Thursday 12 June 2008

Born under a bad sign with a blue moon in your eyes..

With the trial of Brendan McFarlane receiving a great deal of media coverage over the last couple of days there have been numerous radio and television reports referring to "Don Tidey".

Each time I catch one of these reports it conjures up a tremendous image of an aged Mafia boss with mild OCD, resplendent in a sharp Italian suit complete with spats, fedora and long white scarf, pottering around his secure compound straightening table cloths, fastidiously aligning bookshelf contents, running a be-gloved finger along cases containing Tommy Guns checking for dust and meticulously stacking, then re-stacking bundles of cash inside a brief case.

Just me then?

Tuesday 10 June 2008

Wherever I lay my hat, that's my home

Monkeys!

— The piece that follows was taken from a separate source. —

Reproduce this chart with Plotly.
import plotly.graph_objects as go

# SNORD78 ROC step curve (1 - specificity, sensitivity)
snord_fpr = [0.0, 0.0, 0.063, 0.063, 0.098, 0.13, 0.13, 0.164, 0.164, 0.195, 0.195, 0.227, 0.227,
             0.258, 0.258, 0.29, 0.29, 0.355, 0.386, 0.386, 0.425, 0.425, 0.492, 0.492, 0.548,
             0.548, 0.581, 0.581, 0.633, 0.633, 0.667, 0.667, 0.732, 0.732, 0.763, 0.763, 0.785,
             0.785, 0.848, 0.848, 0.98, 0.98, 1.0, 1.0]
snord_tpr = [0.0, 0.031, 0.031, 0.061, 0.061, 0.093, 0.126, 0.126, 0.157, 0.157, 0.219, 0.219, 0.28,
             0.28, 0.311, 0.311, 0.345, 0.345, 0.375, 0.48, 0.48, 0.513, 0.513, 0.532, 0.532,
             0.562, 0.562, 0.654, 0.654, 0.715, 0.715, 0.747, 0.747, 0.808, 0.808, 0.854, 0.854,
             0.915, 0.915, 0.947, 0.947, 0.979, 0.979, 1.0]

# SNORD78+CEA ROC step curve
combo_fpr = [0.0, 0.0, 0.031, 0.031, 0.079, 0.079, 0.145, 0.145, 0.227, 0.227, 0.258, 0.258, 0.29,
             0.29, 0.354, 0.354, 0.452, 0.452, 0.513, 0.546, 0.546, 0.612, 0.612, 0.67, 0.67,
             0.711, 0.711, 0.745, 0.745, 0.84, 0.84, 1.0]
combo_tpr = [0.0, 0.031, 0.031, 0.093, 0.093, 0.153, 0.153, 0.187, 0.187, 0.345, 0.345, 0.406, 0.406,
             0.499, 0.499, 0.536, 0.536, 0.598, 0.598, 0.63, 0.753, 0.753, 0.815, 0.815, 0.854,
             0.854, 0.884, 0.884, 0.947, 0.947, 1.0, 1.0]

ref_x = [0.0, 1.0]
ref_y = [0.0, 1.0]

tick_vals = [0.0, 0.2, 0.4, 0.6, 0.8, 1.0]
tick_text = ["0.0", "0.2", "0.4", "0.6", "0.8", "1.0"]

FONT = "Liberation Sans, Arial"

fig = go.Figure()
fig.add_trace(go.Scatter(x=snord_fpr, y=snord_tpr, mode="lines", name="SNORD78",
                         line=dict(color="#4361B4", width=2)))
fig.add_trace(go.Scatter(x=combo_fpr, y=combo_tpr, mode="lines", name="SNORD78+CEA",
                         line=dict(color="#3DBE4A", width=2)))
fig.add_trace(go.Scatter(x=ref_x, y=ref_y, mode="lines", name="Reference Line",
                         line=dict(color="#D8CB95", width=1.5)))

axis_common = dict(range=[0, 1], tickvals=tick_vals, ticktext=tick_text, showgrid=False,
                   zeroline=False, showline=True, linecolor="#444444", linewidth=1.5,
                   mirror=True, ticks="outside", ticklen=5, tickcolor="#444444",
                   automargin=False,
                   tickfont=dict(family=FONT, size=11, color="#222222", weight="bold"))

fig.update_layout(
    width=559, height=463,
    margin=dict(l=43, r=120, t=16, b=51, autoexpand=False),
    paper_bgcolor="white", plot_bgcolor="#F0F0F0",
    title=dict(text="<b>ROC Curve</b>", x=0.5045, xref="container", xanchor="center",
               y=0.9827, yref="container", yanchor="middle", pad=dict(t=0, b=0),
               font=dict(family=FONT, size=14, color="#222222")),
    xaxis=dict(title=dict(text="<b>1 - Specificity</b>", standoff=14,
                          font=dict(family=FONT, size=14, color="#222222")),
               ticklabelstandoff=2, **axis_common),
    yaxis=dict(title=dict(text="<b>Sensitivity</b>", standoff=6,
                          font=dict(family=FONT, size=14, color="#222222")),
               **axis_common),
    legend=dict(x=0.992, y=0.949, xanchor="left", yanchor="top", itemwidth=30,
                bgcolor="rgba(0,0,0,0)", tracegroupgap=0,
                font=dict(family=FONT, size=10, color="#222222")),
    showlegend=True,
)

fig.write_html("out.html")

I am currently working for a client who seem to subscribe to the Infinite Monkey Theorem. It is the only plausible explanation behind their recruitment policy. I could, had I the time or inclination, catalog all the stopping, the starting, the hmmmm-ing, the haw-ing and the back-to-the-drawing-board-ing that has been the bane of my very existence for the past number of weeks. Instead, I will sum the whole experience, the whole organisation, their very ethos up in the following 10 words...

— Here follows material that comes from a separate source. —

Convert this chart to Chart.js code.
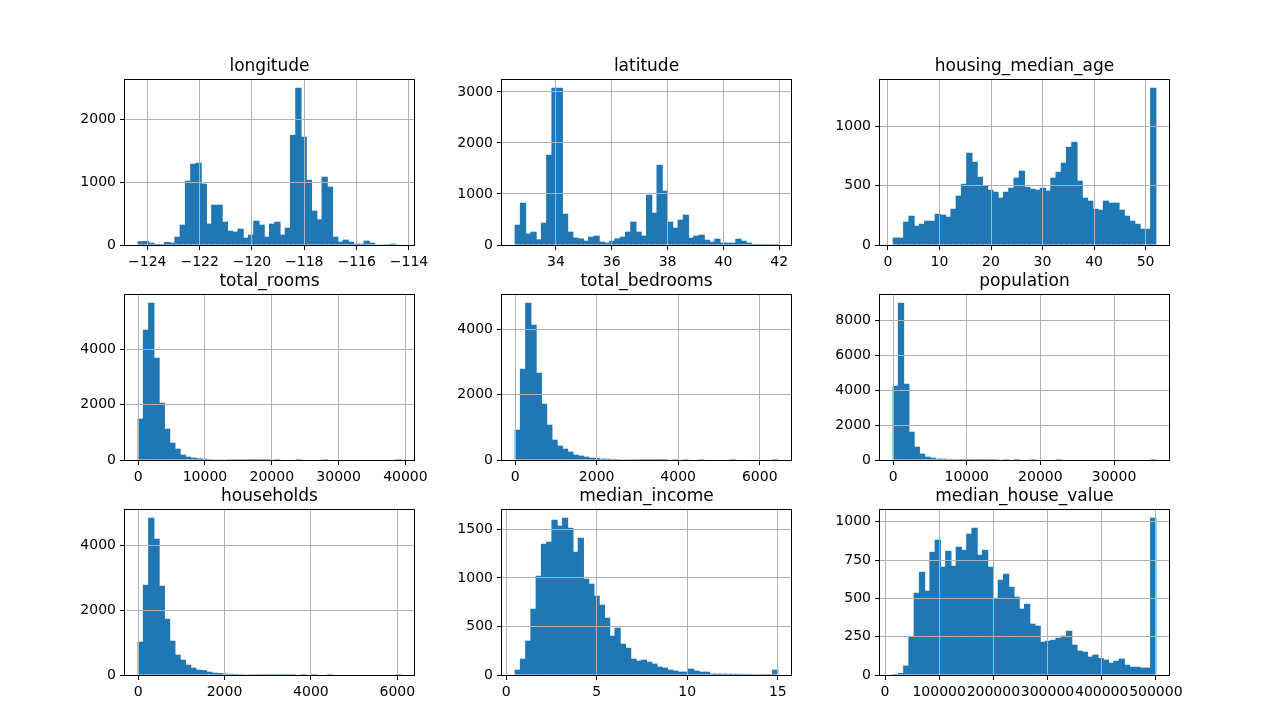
<!DOCTYPE html>
<html>
<head>
<meta charset="utf-8">
<title>housing histograms</title>
<script src="https://cdn.jsdelivr.net/npm/chart.js@4"></script>
<style>
  body { margin: 0; background: #fff; }
  #fig { position: relative; width: 1284px; height: 719px; overflow: hidden; }
  #fig canvas { position: absolute; }
</style>
</head>
<body>
<div id="fig"></div>
<script>
// counts per bin (50 equal bins between the column min and max)
const longitude = [60, 65, 37, 16, 16, 48, 37, 132, 323, 1021, 1291, 1307, 974, 339, 640, 640, 370, 228, 212, 259, 116, 164, 386, 323, 132, 339, 370, 164, 275, 1751, 2497, 1720, 1037, 545, 407, 1085, 926, 132, 53, 85, 53, 21, 21, 69, 37, 5, 5, 2, 21, 5];
const latitude = [398, 828, 222, 261, 111, 437, 1768, 3079, 3079, 613, 261, 143, 130, 85, 163, 183, 65, 46, 85, 130, 163, 261, 457, 261, 183, 985, 633, 1572, 1063, 457, 339, 496, 594, 143, 183, 202, 104, 65, 124, 46, 46, 46, 124, 85, 46, 20, 20, 20, 20, 20];
const housingMedianAge = [62, 62, 196, 246, 162, 179, 204, 204, 263, 255, 238, 305, 415, 515, 776, 700, 574, 499, 465, 448, 398, 448, 482, 566, 625, 490, 473, 465, 482, 457, 566, 616, 692, 826, 868, 541, 398, 373, 305, 297, 373, 356, 356, 297, 246, 204, 179, 137, 137, 1322];
const totalRooms = [1490, 4697, 5670, 3688, 2066, 1129, 625, 408, 192, 120, 84, 60, 48, 36, 24, 24, 12, 4, 3, 2, 2, 1, 1, 1, 1, 0, 1, 0, 0, 0, 1, 0, 0, 0, 0, 1, 0, 0, 0, 0, 0, 0, 0, 0, 0, 0, 0, 0, 0, 1];
const totalBedrooms = [929, 2796, 4816, 4143, 2673, 1724, 1082, 622, 439, 347, 255, 163, 133, 102, 71, 61, 41, 41, 31, 31, 20, 4, 3, 2, 2, 1, 1, 1, 1, 0, 1, 0, 1, 0, 0, 1, 0, 0, 0, 0, 0, 1, 0, 0, 0, 0, 0, 0, 0, 1];
const population = [4248, 8990, 4362, 1619, 762, 362, 190, 133, 76, 76, 57, 6, 4, 3, 2, 2, 1, 1, 1, 1, 0, 1, 0, 1, 0, 0, 1, 0, 0, 0, 0, 1, 0, 0, 0, 0, 0, 0, 0, 0, 0, 0, 0, 0, 0, 0, 0, 0, 0, 1];
const households = [1026, 2779, 4841, 4195, 2749, 1733, 1056, 626, 472, 318, 226, 164, 150, 103, 72, 62, 41, 36, 31, 26, 21, 5, 4, 3, 2, 2, 1, 1, 1, 1, 0, 1, 0, 1, 0, 0, 1, 0, 0, 0, 0, 0, 0, 0, 0, 0, 0, 0, 0, 1];
const medianIncome = [55, 168, 354, 683, 1023, 1353, 1373, 1600, 1538, 1620, 1517, 1270, 1414, 992, 941, 817, 724, 590, 405, 487, 323, 281, 168, 148, 158, 137, 117, 86, 76, 55, 45, 34, 35, 65, 45, 34, 34, 14, 14, 14, 13, 12, 12, 11, 11, 2, 1, 1, 1, 55];
const medianHouseValue = [7, 13, 61, 254, 537, 674, 550, 804, 883, 707, 811, 713, 837, 817, 922, 961, 785, 817, 707, 504, 622, 661, 576, 511, 433, 465, 335, 322, 217, 224, 230, 243, 257, 289, 198, 159, 152, 120, 133, 111, 100, 80, 93, 107, 67, 54, 54, 48, 48, 1026];

// min / max of each column (histogram range)
const longitudeRange = [-124.35, -114.31];
const latitudeRange = [32.54, 41.95];
const ageRange = [1, 52];
const roomsRange = [2, 39320];
const bedroomsRange = [1, 6445];
const populationRange = [3, 35682];
const householdsRange = [1, 6082];
const incomeRange = [0.4999, 15.0001];
const houseValueRange = [14999, 500001];

// tick labels
const longitudeXTicks = [-124, -122, -120, -118, -116, -114];
const latitudeXTicks = [34, 36, 38, 40, 42];
const ageXTicks = [0, 10, 20, 30, 40, 50];
const roomsXTicks = [0, 10000, 20000, 30000, 40000];
const bedroomsXTicks = [0, 2000, 4000, 6000];
const populationXTicks = [0, 10000, 20000, 30000];
const householdsXTicks = [0, 2000, 4000, 6000];
const incomeXTicks = [0, 5, 10, 15];
const houseValueXTicks = [0, 100000, 200000, 300000, 400000, 500000];

const longitudeYTicks = [0, 1000, 2000];
const latitudeYTicks = [0, 1000, 2000, 3000];
const ageYTicks = [0, 500, 1000];
const roomsYTicks = [0, 2000, 4000];
const bedroomsYTicks = [0, 2000, 4000];
const populationYTicks = [0, 2000, 4000, 6000, 8000];
const householdsYTicks = [0, 2000, 4000];
const incomeYTicks = [0, 500, 1000, 1500];
const houseValueYTicks = [0, 250, 500, 750, 1000];

const titles = ['longitude', 'latitude', 'housing_median_age', 'total_rooms', 'total_bedrooms',
                'population', 'households', 'median_income', 'median_house_value'];

const panels = [
  [longitude, longitudeRange, longitudeXTicks, longitudeYTicks],
  [latitude, latitudeRange, latitudeXTicks, latitudeYTicks],
  [housingMedianAge, ageRange, ageXTicks, ageYTicks],
  [totalRooms, roomsRange, roomsXTicks, roomsYTicks],
  [totalBedrooms, bedroomsRange, bedroomsXTicks, bedroomsYTicks],
  [population, populationRange, populationXTicks, populationYTicks],
  [households, householdsRange, householdsXTicks, householdsYTicks],
  [medianIncome, incomeRange, incomeXTicks, incomeYTicks],
  [medianHouseValue, houseValueRange, houseValueXTicks, houseValueYTicks]
];

// layout of the axes boxes in the figure
const colLeft = [125, 502, 880];
const rowTop = [80, 295, 510];
const axW = 289, axH = 165;
const yAxisW = 70, topSpace = 30, xAxisH = 30, padR = 40;

Chart.defaults.font.family = '"DejaVu Sans", sans-serif';
Chart.defaults.font.size = 14;
Chart.defaults.color = '#000';

// black frame round the axes + title above it
const panelDecor = {
  id: 'panelDecor',
  afterDraw(chart, args, opts) {
    const {ctx, chartArea: a} = chart;
    ctx.save();
    ctx.strokeStyle = '#000';
    ctx.lineWidth = 1;
    ctx.strokeRect(a.left - 0.5, a.top - 0.5, a.right - a.left + 1, a.bottom - a.top + 1);
    ctx.fillStyle = '#000';
    ctx.font = '17px "DejaVu Sans", sans-serif';
    ctx.textAlign = 'center';
    ctx.textBaseline = 'alphabetic';
    ctx.fillText(opts.text, (a.left + a.right) / 2, a.top - 9);
    ctx.restore();
  }
};

const fmt = v => (v < 0 ? '\u2212' + Math.abs(v) : String(v));

const fig = document.getElementById('fig');

panels.forEach(([counts, range, xTicks, yTicks], i) => {
  const col = i % 3, row = Math.floor(i / 3);
  const canvas = document.createElement('canvas');
  const w = yAxisW + axW + padR, h = topSpace + axH + xAxisH;
  canvas.width = w;
  canvas.height = h;
  canvas.style.left = (colLeft[col] - yAxisW) + 'px';
  canvas.style.top = (rowTop[row] - topSpace) + 'px';
  canvas.style.width = w + 'px';
  canvas.style.height = h + 'px';
  fig.appendChild(canvas);

  const [lo, hi] = range;
  const bw = (hi - lo) / counts.length;
  const span = hi - lo;
  const data = counts.map((c, k) => ({x: lo + (k + 0.5) * bw, y: c}));
  const yMax = Math.max(...counts) * 1.05;

  new Chart(canvas, {
    type: 'bar',
    data: {
      datasets: [{
        data: data,
        backgroundColor: '#1f77b4',
        borderWidth: 0,
        inflateAmount: 0,
        barPercentage: 1.2,   // small overlap so no light seams between bins
        categoryPercentage: 1
      }]
    },
    options: {
      responsive: false,
      animation: false,
      layout: {padding: {left: 0, right: padR, top: topSpace, bottom: 0}},
      plugins: {
        legend: {display: false},
        tooltip: {enabled: false},
        panelDecor: {text: titles[i]}
      },
      scales: {
        x: {
          type: 'linear',
          min: lo - 0.05 * span,
          max: hi + 0.05 * span,
          offset: false,
          grid: {offset: false, color: '#b0b0b0', lineWidth: 1, tickColor: '#000', tickLength: 5, z: 1},
          border: {display: false},
          ticks: {autoSkip: false, maxRotation: 0, minRotation: 0, padding: 4, callback: fmt},
          afterBuildTicks: s => { s.ticks = xTicks.map(v => ({value: v})); },
          afterFit: s => { s.height = xAxisH; s.paddingLeft = 0; s.paddingRight = 0; }
        },
        y: {
          type: 'linear',
          min: 0,
          max: yMax,
          grid: {color: '#b0b0b0', lineWidth: 1, tickColor: '#000', tickLength: 5, z: 1},
          border: {display: false},
          ticks: {padding: 4, callback: fmt},
          afterBuildTicks: s => { s.ticks = yTicks.map(v => ({value: v})); },
          afterFit: s => { s.width = yAxisW; s.paddingTop = 0; s.paddingBottom = 0; }
        }
      }
    },
    plugins: [panelDecor]
  });
});
</script>
</body>
</html>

Left hand, I'd like to introduce you to right hand

But I digress...

I had the misfortune to catch the last few minutes of Miss Universe Ireland on TV3 on Sunday evening. I despise beauty contests, all that they stand for, all that they represent and the shallow, skin deep lessons they impress on people too young or immature to know better. How many young girls, having watched a parade of peroxide blondes talk about how they wanted to use their breasts to help orphaned children in Africa (I don't know - I said I only caught the last few minutes) are now convinced that aspiring to be pretty and wear a long flowing designer dress are worthwhile, substantial aspirations?

I doubt I have ever witnessed such a vapid, soulless display of style over substance - and that was just Alan Hughes.

The winner received, among other things, a luxury apartment in CityWest. I wonder if it was the one Katie French used to live in?